> SOURCE MATERIAL:
_ _ _ _ _ _ _

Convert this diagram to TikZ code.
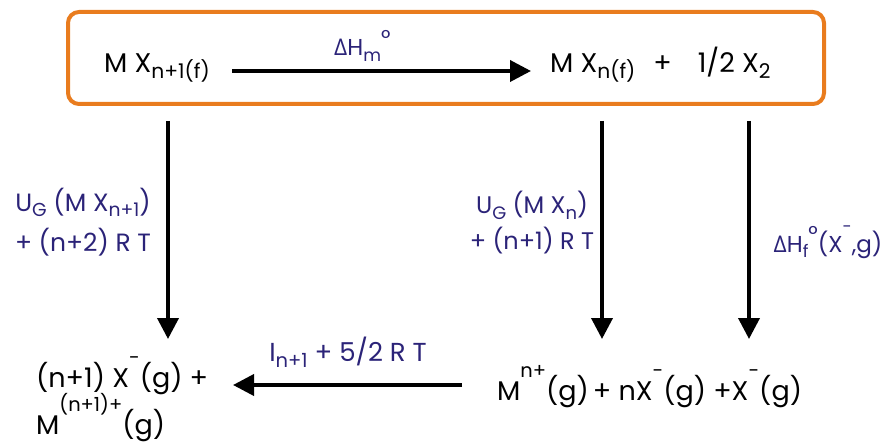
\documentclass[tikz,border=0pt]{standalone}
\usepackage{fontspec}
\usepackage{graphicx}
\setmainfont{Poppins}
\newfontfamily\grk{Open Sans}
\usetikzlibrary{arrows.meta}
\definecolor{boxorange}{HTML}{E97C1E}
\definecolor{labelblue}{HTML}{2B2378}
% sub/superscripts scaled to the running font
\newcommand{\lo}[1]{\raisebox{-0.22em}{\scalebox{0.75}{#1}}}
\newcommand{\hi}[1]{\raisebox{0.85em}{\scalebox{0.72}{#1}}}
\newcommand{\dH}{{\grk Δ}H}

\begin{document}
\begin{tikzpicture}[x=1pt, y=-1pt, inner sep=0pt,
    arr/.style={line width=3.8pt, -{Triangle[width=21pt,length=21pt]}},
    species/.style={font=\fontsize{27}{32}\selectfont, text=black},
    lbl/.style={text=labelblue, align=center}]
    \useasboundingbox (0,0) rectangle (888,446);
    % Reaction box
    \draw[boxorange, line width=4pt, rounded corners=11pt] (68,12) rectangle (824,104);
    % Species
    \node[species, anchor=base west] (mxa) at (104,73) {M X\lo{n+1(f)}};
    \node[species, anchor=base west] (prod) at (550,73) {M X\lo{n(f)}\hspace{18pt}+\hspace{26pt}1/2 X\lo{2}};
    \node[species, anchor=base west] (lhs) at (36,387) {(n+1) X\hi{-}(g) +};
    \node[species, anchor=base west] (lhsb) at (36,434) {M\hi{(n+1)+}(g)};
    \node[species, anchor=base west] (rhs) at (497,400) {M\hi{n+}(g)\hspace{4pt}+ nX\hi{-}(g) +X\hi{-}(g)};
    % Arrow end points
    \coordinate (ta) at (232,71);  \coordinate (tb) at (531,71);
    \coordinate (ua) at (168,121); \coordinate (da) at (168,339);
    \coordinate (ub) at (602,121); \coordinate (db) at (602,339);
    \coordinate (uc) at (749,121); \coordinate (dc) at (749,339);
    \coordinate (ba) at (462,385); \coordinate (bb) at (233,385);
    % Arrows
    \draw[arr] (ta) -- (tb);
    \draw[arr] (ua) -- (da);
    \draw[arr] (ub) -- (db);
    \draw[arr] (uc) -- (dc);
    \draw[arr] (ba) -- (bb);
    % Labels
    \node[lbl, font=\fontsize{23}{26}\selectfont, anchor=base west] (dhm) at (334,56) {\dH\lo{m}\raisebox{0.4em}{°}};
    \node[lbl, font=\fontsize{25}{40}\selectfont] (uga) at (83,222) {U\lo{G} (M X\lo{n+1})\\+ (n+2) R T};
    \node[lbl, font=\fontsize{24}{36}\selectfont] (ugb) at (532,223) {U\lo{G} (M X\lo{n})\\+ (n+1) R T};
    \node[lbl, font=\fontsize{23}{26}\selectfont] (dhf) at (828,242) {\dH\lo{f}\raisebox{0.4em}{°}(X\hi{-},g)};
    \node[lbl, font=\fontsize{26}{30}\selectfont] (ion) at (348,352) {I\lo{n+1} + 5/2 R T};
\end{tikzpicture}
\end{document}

_ _ _ _ _ _ _

> WHAT IS EXPECTED: Each line of the material must be retyped exactly, except that images are omitted.

> REPLY:
Convert this diagram to TikZ code.
\documentclass[tikz,border=0pt]{standalone}
\usepackage{fontspec}
\usepackage{graphicx}
\setmainfont{Poppins}
\newfontfamily\grk{Open Sans}
\usetikzlibrary{arrows.meta}
\definecolor{boxorange}{HTML}{E97C1E}
\definecolor{labelblue}{HTML}{2B2378}
% sub/superscripts scaled to the running font
\newcommand{\lo}[1]{\raisebox{-0.22em}{\scalebox{0.75}{#1}}}
\newcommand{\hi}[1]{\raisebox{0.85em}{\scalebox{0.72}{#1}}}
\newcommand{\dH}{{\grk Δ}H}

\begin{document}
\begin{tikzpicture}[x=1pt, y=-1pt, inner sep=0pt,
    arr/.style={line width=3.8pt, -{Triangle[width=21pt,length=21pt]}},
    species/.style={font=\fontsize{27}{32}\selectfont, text=black},
    lbl/.style={text=labelblue, align=center}]
    \useasboundingbox (0,0) rectangle (888,446);
    % Reaction box
    \draw[boxorange, line width=4pt, rounded corners=11pt] (68,12) rectangle (824,104);
    % Species
    \node[species, anchor=base west] (mxa) at (104,73) {M X\lo{n+1(f)}};
    \node[species, anchor=base west] (prod) at (550,73) {M X\lo{n(f)}\hspace{18pt}+\hspace{26pt}1/2 X\lo{2}};
    \node[species, anchor=base west] (lhs) at (36,387) {(n+1) X\hi{-}(g) +};
    \node[species, anchor=base west] (lhsb) at (36,434) {M\hi{(n+1)+}(g)};
    \node[species, anchor=base west] (rhs) at (497,400) {M\hi{n+}(g)\hspace{4pt}+ nX\hi{-}(g) +X\hi{-}(g)};
    % Arrow end points
    \coordinate (ta) at (232,71);  \coordinate (tb) at (531,71);
    \coordinate (ua) at (168,121); \coordinate (da) at (168,339);
    \coordinate (ub) at (602,121); \coordinate (db) at (602,339);
    \coordinate (uc) at (749,121); \coordinate (dc) at (749,339);
    \coordinate (ba) at (462,385); \coordinate (bb) at (233,385);
    % Arrows
    \draw[arr] (ta) -- (tb);
    \draw[arr] (ua) -- (da);
    \draw[arr] (ub) -- (db);
    \draw[arr] (uc) -- (dc);
    \draw[arr] (ba) -- (bb);
    % Labels
    \node[lbl, font=\fontsize{23}{26}\selectfont, anchor=base west] (dhm) at (334,56) {\dH\lo{m}\raisebox{0.4em}{°}};
    \node[lbl, font=\fontsize{25}{40}\selectfont] (uga) at (83,222) {U\lo{G} (M X\lo{n+1})\\+ (n+2) R T};
    \node[lbl, font=\fontsize{24}{36}\selectfont] (ugb) at (532,223) {U\lo{G} (M X\lo{n})\\+ (n+1) R T};
    \node[lbl, font=\fontsize{23}{26}\selectfont] (dhf) at (828,242) {\dH\lo{f}\raisebox{0.4em}{°}(X\hi{-},g)};
    \node[lbl, font=\fontsize{26}{30}\selectfont] (ion) at (348,352) {I\lo{n+1} + 5/2 R T};
\end{tikzpicture}
\end{document}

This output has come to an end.